Another way verbal learning is included in classes is through presentations. “I like making presentations and also learning off of other people’s because they provide information in a pretty straight forward way,” junior Kylie Krumenauer said.



Visual learners tend to enjoy learning through images, maps, and colors to organize information and create a deeper understanding.

Visual learners prefer to learn with pictures of information rather than text or words displayed to the class. Visual learning styles are implemented in many classrooms, such as when the science department displays diagrams or other images to help students learn the objective of the lesson.

Visual learning is often seen in classes such as math class where images such as graphs are pictured to help the students learn. “I like when there are visuals presented for instance in math class. Ms. [Joanie] Sauer provides us with information and we can take notes off of what she writes on the board,” sophomore Myka Field said.



Physical or kinesthetic learners like to use their sense of touch and body to learn the material. These people learn best when physical activities and movment are incorporated into the classroom.

Kinesthetic learning can be implemented into various classrooms ranging from the science classes to the history classes. Labs are a great example of a way a kinesthetic student likes to learn the information. History teacher Ms. Cherie Vroman takes her students into simulation-based activities every chapter in order to give them a hands-on learning environment. “The feedback I have heard is tremendous,” Vroman said.

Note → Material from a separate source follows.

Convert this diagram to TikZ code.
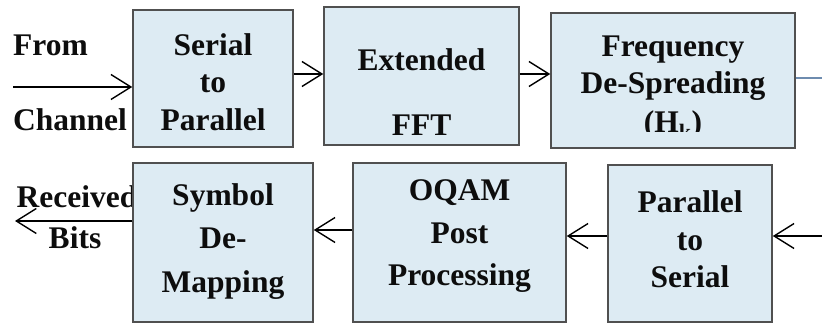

Kinesthetic learning is done with the involvement of physical objects where students can work at their own speed. “I like learning with a hands-on environment because I like to work at my own pace and teach myself,” junior Maitland Luksan said.


Or Not?

Not everyone supports the idea of multiple learning styles, however.  “Are Learning Styles Real?”, a 2018 article from The Atlantic, cites a study that claims “students who preferred learning visually thought they would remember pictures better, and those who preferred learning verbally thought they’d remember words better. But those preferences had no correlation to which they actually remembered better later on—words or pictures.” This opposes the belief of the many types of learning and says that there are no learning types students can benefit from.